_Procedimento disciplinare: al lavoratore non serve l’avvocato difensore

Sono due le novità più importanti della recentissima pronunzia n. 9305/2017 della Corte di Cassazione: il lavoratore non ha diritto a rendere le proprie giustificazioni orali in presenza di un avvocato e il datore di lavoro può usare nel giudizio civile le intercettazioni telefoniche raccolte in fase di indagini penali.

Ma procediamo con ordine.

Il caso deciso dalla Corte Suprema con sentenza dell’11 aprile 2017 ha interessato il ricorso proposto da un lavoratore, con ruolo di mediatore tra clienti e manutentori della Società datrice, licenziato per giusta causa dopo essere stato raggiunto da un’ordinanza di custodia cautelare per concorso in furto di energia elettrica. Nel caso di specie, la condotta criminosa del lavoratore era emersa a seguito di intercettazioni telefoniche.

Contro la decisione della Corte d’Appello di Napoli che aveva ritenuto legittimo il licenziamento, il dipendente ha proposto ricorso in Cassazione, ma i motivi di impugnazione sono stati tutti rigettati perché infondati.

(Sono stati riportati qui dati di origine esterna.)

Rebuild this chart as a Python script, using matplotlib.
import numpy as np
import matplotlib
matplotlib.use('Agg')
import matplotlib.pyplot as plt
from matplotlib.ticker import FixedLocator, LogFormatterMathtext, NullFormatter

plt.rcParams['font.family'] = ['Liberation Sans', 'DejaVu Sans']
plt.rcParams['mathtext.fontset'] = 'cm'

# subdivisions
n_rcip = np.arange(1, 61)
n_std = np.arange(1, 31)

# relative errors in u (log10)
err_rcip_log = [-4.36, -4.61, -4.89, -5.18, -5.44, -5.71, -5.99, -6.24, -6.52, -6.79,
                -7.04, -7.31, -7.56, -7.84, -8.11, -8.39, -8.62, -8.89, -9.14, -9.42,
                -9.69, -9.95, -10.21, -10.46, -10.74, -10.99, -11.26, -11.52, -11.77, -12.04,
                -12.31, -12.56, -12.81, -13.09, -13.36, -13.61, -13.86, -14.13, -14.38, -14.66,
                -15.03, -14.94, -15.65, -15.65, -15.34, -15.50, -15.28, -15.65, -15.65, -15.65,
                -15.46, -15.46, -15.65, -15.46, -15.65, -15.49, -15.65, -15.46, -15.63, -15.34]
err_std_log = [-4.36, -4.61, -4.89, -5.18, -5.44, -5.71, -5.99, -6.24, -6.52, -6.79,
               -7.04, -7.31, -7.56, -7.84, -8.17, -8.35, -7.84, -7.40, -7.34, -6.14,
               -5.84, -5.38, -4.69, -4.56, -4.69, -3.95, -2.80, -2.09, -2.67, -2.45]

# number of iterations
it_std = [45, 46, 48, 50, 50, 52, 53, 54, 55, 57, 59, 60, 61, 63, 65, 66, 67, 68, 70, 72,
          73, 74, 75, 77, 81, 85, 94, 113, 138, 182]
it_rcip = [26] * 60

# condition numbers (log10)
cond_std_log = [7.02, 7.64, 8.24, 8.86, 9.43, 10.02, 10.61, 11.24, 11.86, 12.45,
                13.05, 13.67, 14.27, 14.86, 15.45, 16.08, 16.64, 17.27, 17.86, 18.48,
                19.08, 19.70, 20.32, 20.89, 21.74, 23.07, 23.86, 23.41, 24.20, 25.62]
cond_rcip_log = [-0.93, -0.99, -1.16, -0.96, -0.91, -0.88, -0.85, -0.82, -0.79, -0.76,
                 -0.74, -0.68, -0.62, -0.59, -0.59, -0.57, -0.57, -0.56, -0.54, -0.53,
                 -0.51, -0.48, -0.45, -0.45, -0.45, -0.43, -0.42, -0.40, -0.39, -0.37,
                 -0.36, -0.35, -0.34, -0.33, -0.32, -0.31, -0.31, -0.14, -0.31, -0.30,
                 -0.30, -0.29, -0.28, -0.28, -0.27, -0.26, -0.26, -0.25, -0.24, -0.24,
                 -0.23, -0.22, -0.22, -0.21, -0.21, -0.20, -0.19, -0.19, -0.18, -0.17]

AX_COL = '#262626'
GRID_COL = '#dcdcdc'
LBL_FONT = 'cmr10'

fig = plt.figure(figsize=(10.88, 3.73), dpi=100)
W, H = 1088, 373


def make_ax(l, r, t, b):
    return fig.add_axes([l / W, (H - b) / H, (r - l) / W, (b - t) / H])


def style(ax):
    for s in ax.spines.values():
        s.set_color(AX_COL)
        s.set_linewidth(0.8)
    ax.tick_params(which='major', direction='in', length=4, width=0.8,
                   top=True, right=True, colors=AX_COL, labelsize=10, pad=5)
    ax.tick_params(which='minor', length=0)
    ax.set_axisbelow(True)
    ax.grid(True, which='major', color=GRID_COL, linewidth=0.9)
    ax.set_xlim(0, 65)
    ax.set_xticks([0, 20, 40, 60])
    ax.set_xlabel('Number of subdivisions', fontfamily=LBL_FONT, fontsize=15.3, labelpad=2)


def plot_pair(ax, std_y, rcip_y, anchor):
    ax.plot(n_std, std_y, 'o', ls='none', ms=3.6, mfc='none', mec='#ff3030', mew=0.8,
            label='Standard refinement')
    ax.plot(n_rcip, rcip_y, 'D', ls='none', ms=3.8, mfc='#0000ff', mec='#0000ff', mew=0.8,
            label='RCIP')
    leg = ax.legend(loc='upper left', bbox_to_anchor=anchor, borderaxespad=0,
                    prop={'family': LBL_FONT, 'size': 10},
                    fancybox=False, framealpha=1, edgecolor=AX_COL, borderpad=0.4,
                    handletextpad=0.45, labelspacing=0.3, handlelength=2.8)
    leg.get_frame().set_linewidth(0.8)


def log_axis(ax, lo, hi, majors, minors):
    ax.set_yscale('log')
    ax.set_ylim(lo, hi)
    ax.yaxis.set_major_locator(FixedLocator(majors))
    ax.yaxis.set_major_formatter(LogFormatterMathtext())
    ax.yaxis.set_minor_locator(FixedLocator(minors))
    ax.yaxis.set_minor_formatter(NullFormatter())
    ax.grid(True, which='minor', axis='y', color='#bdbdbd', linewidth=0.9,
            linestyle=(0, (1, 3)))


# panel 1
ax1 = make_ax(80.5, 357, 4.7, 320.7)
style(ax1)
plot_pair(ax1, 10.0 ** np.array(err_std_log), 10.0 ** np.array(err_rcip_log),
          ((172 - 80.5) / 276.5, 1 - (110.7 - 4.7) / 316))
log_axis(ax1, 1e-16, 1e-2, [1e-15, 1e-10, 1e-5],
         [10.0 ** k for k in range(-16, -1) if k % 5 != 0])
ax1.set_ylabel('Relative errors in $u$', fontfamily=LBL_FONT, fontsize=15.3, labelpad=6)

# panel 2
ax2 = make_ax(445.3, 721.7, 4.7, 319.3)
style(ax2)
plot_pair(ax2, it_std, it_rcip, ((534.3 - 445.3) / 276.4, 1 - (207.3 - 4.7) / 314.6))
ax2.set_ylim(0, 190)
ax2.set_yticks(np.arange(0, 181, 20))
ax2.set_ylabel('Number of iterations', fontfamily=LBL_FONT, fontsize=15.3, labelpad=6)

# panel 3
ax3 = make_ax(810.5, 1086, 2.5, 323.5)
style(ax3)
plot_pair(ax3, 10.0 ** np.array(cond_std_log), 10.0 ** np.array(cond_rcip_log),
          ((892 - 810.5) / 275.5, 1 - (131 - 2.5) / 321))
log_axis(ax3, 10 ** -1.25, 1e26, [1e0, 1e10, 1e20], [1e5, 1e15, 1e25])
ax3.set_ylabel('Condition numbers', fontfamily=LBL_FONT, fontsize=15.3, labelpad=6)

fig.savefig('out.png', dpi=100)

In particolare, quanto allo svolgimento del procedimento disciplinare ex Art. 7, St. lav. (L. 300/1970), la Corte Suprema ha avuto modo di precisare come, in occasione dell’audizione orale, il diritto del lavoratore ad essere assistito da un rappresentante sindacale esaurisca le tutele previste dal legislatore per siffatto procedimento. Ciò significa, allora, che il datore di lavoro ha la semplice facoltà, ma non l’obbligo, di ascoltare il lavoratore in presenza di un avvocato, anche quando, per i medesimi fatti oggetto di contestazione disciplinare, il dipendente sia stato chiamato a rispondere nell’ambito di un procedimento penale.

Secondo i giudici della Cassazione, infatti, procedimento disciplinare e procedimento penale attengono a sfere di interessi giuridici diversi, per cui il diritto all’assistenza tecnica di un difensore è previsto solo nel caso del processo penale, data la rilevanza pubblicistica del medesimo.

Quanto, invece, all’ammissibilità probatoria delle intercettazioni telefoniche, su cui il giudice civile aveva fondato il proprio convincimento in merito alla sussistenza della giusta causa di licenziamento, la Corte Suprema ne riconosce la valenza di elemento probatorio.

Secondo la Cassazione, infatti, il processo civile interessa la verifica della corretta esecuzione del contratto (privato) di lavoro, anche per quanto attiene l’esercizio dei poteri disciplinari del datore di lavoro, per cui al giudice sono attribuiti poteri istruttori d’ufficio che gli consentono di acquisire ogni elemento di prova, anche non previsto dal codice di rito, con il solo limite della congruità logica e giuridica della motivazione del proprio convincimento.

Diverso, invece, il processo penale, dove la struttura accusatoria del procedimento è regolata da una pluralità di cautele, anche istruttorie, finalizzate a tutelare sia il diritto fondamentale della difesa (Art. 24 Cost.) che della libertà personale (Art. 13 Cost.).

In conclusione, la recente sentenza è innovativa sia laddove stabilisce che il diritto del lavoratore di essere assistito da un rappresentante sindacale, in sede di audizione orale, non equivale al diritto di essere sentiti in presenza di un avvocato, sia dove riconosce la valenza probatoria, nel processo civile, delle intercettazioni telefoniche, anche se non ancora riscontrate in un dibattimento penale.